Published online: June 23, 2018
DOI: https://doi.org/10.20529/IJME.2018.050
I am only a student of medicine
Cannot prescribe the pills that may cure Mr G,
Just wheeled into the emergency,
A sixty something, ‘altered mentally’.
The resident and I march towards the unknown
She leads the way, I observe his worrisome knowns
His anxious family accompanying him
“Must feel nice”, I mumble fondly within.
My team gets to solving the pressing puzzle
Joining the dots, looking for the final piece
Voila! Cancer ‘mets’ and anti-anxiety meds
The rust behind his thinking valves and jets.
Brilliant minds have done it again
The family, though, is unsure whether loss or gain
They can’t help but see his inability to speak,
The frustration, the grimace of pain.
He lies there fighting the delirium,
His stare reminiscent of an empty aquarium.
His wife doesn’t shed a tear,
“We stay strong, it’s what he would hold dear.”
His daughters, inconsolable,
Perhaps missing their father’s laugh,
Alas, replaced by incoherent groans and wheezes
That escape his body, twisted with pain.
And I? What could I possibly do?
I am only a student of medicine
Can’t yet prescribe
The pills that may cure him
I flounder, even though he doesn’t worsen
Medicines were treating the disease, not the person
I betray my passivity and do what I know….
Listen and talk, and then listen some more.
What seems easy, has twined in their minds
I give them my time, leaving no questions behind
Each day is new, full of queries and challenges.
Some days look bright, others leave staggering balances.
Time and patience educate the family,
Love and compassion restore humanity.
This is every day now, like a righteous calling
Until G’s consciousness claws back slowly.

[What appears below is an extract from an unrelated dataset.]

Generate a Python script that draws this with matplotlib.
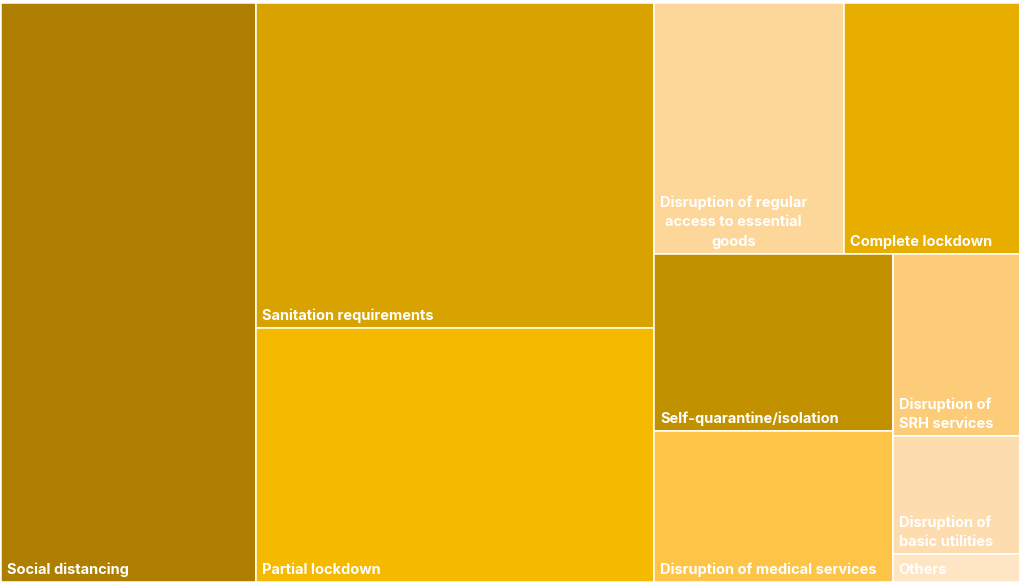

There are tears, there is joy, as this family unfurls
He mumbles his wife’s name and then his girls’
He sees me for the first time, baffled I believe
But I know him well, and I feel the upheave
The wife and daughters hug me, defences crushed
Inconsolable, their tears rush
Touched, I speak, almost spinally,
“I did not prescribe the pills that cured him.”
She replies softly and leaves me humbled,
‘You did much more, you didn’t let us crumble’
I could palpate that feeling, my defences fissuring
Tears rolling down with bodies leaning
Cognisance of the process of healing-
It’s never just pills, it’s a bigger deal
Someday I will prescribe, if it be so destined
But I can’t ever lose sight of true healing pristine
For I am not only a
student of Medicine
But the medicine that will heal him.
I will remember that there is art to medicine as well as science, and that warmth, sympathy and understanding may outweigh the surgeon’s knife or the chemist’s drug
– Hippocrates [Modern version of the Oath].